Having understood your target’s market position and market forces, any legal or regulatory factors and liabilities, the company culture, the morale of the staff, brand awareness, distribution channels and customer factors, you’ll be in a position to fine-tune the company’s value fairly accurately. 

How to calculate the acquisition price of a company

There’s no single ‘right’ way to value a business, and ultimately the price you pay is down to your own evaluation of its worth using the factors you’ve identified at the start of your search. However, you can estimate a business’s worth using certain common factors, and then use your own judgement to fine-tune your final number.  

As a baseline, you can look at the underlying value of a target by looking at its assets. Does it own land, buildings, equipment, machinery or valuable IPR?  The balance sheet will tell you a lot about the value of a company’s assets and its profitability. If record-keeping isn’t good, then this is a major risk factor.

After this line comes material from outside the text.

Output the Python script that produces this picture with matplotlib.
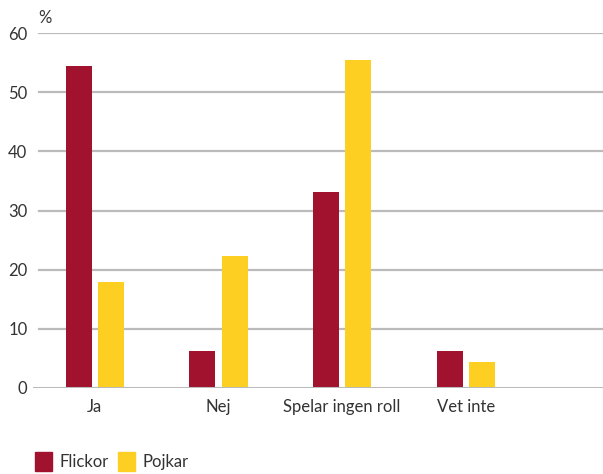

The other way to come up with a value is by looking at sales, earnings and cash flows. If a company does £100,000 of business each year, this represents a £100K revenue stream that can be projected into the future, although you need to be careful that you understand the underlying market and whether you feel these earnings are stable.

If you use earnings figures to create a company value, these should be discounted so you understand the present value of these future earnings streams (also known as a Net Present Value or NPV calculation).

Finally, you should adjust your calculations to take account of other factors you have discovered in the course of due diligence such as market or cultural factors, and any risks you have identified.

How to approach a company for acquisition

Once you have identified, either yourself or via a broker, a suitable target company and made initial approaches, the next step is to put together an acquisition team. Ideally you, or a senior member of your team, would direct activities, and include:

  • an investment banker to investigate finances
  • an acquisitions lawyer to undertake legal due diligence
  • an HR expert to deal with staffing issues
  • an IT person to evaluate technology issues
  • a PR/comms individual to liaise with third parties and handle any necessary publicity.

The team will work together to assemble information and documents that are essential to the acquisition and ensure that everything that is vital to the success of the deal is transferred to you.

The next part of the acquisition process is research and due diligence. As we’ve seen, there’s a lot of publicly available information available on companies, from job adverts to web pages and blog entries, and your expert acquisition solicitors will conduct further due diligence. Make sure the company fits your desired strategy and that there are no issues that might derail the deal or impact value. You can use the information gleaned during this process during the negotiations around price later on the transaction.

Essential documents for the next stage of the transaction are a non-disclosure agreement (NDA), letter or memorandum of intent confirming your intention to proceed with a deal subject to contract. Later in the transaction, the details of the proposed acquisition will be written up in a heads of terms, and later in a purchase agreement.

If you are happy with the results of the due diligence and would like to proceed, the next step is to make an offer. You don’t need to offer the full price you’d be prepared to pay, but make sure the offer is not too low as you’ll want to maintain good faith negotiations and will be relying on the goodwill of management, staff and keep the value in the brand. During the negotiations that follow, be firm and try to reach an agreement that feels fair to both sides. The final stage of the acquisition will be proceeding to contract and sealing the deal.